«Но и ты, и я уже исчерпали меру того, что принцепс
может пожаловать приближенному, а приближенный принять от принцепса; все
превышающее ее умножает зависть. Конечно, она, как и все смертное, ниже твоего
величия, но я подвергаюсь ее нападкам, и меня следует избавить от них. И
подобно тому как, обессилев в бою или в походе, я стал бы просить о поддержке,
так и теперь, достигнув на жизненном пути старости и утратив способность
справляться даже с легкими заботами, я не могу более нести бремя своего
богатства и взываю к тебе о помощи. Повели своим прокураторам распорядиться
моим имуществом, включить его в твое достояние. Я не ввергну себя в бедность,
но отдав то, что стесняет меня своим блеском, я уделю моей душе время,
поглощаемое заботою о садах и поместьях. Ты полон сил и в течение стольких лет
видел, как надлежит пользоваться верховною властью; а мы, старые твои
приближенные, вправе настаивать, чтобы ты отпустил нас на покой. И тебе
послужит только ко славе, что ты вознес превыше всего таких людей, которые
могут обходиться и малым».
55.
На это Нерон ответил приблизительно так: «Тем, что
я могу тут же, без подготовки, возражать на твою обдуманную заранее речь, я
прежде всего обязан тебе, научившему меня говорить не только о предусмотренном,
но и о непредвиденном. Мой прапрадед Август, действительно, дозволил Агриппе и
Меценату уйти на покой после понесенных ими трудов, но это было сделано им в
таком возрасте, уважение к которому защищало все, что бы он им ни предоставил;
к тому же он не отобрал у них пожалованного в награду. Они ее заслужили
походами и опасностями, в которых проходила молодость Августа; и твой меч и
рука не оставили бы меня, если бы мне пришлось употребить оружие; но так как
обстоятельства того времени требовали другого, ты опекал мое отрочество и затем
юность вразумлением, советами, наставлениями. И то, чем ты меня одарил, пока я
жив, не умрет, тогда как предоставленное мною тебе — сады, поместья, доходы —
подвержено превратностям. Пусть я был щедр к тебе, но ведь очень многие, не
обладавшие и малой долей твоих достоинств, владели большим, чем ты. Стыдно
называть вольноотпущенников, которые богаче тебя. И меня заставляет краснеть,
что ты, к которому я питаю привязанность как к никому другому, все еще не
превосходишь всех остальных своим состоянием.
56.
«К тому же и ты вовсе не в таком возрасте, который
лишает возможности заниматься делами и наслаждаться плодами их, и мы еще в
самом начале нашего властвования.
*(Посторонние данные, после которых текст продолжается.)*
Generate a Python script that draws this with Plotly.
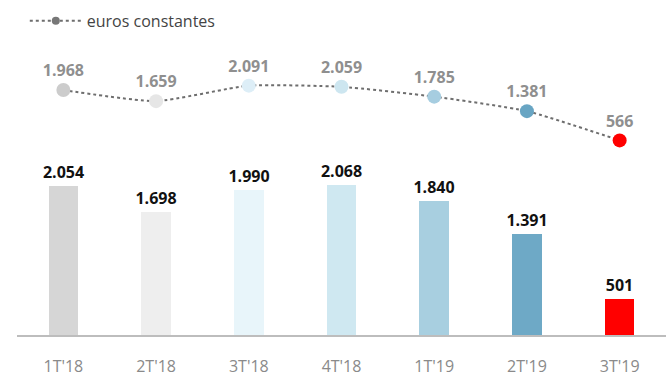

Или ты находишь, что тебе нельзя равняться с
Вителлием, который трижды был консулом, а мне — с Клавдием и что я неспособен
дать тебе такое богатство, какое Волузий скопил длительной бережливостью? Но
если кое-когда мы по легкомыслию молодости отклоняемся от правильного пути, то
разве ты не зовешь нас назад и не направляешь с особенною настойчивостью наши
юношеские силы туда, куда нужно, и не укрепляешь их своею поддержкой? И если ты
отдашь мне свое достояние, если покинешь принцепса, то у всех на устах будет не
столько твоя умеренность и самоустранение от государственной деятельности,
сколько моя жадность и устрашившая тебя жестокость. А если и станут
превозносить твое бескорыстие, то мудрому мужу все-таки не подобает искать
славы в том, что наносит бесчестье другу». Ко всему этому, созданный природою,
чтобы таить в себе ненависть, прикрывая ее притворными ласками, и изощривший в
себе эту способность постоянным ее использованием, он добавляет объятия и
поцелуи. И Сенека в заключение их беседы, как это неизменно происходит при
встречах с властителями, изъявляет ему благодарность, но вместе с тем
немедленно порывает со сложившимся во времена его былого могущества образом
жизни: перестает принимать приходящих с приветствиями, избегает появляться в
общественных местах в сопровождении многих и редко показывается в городе,
ссылаясь на то, что его удерживают дома нездоровье или философские занятия.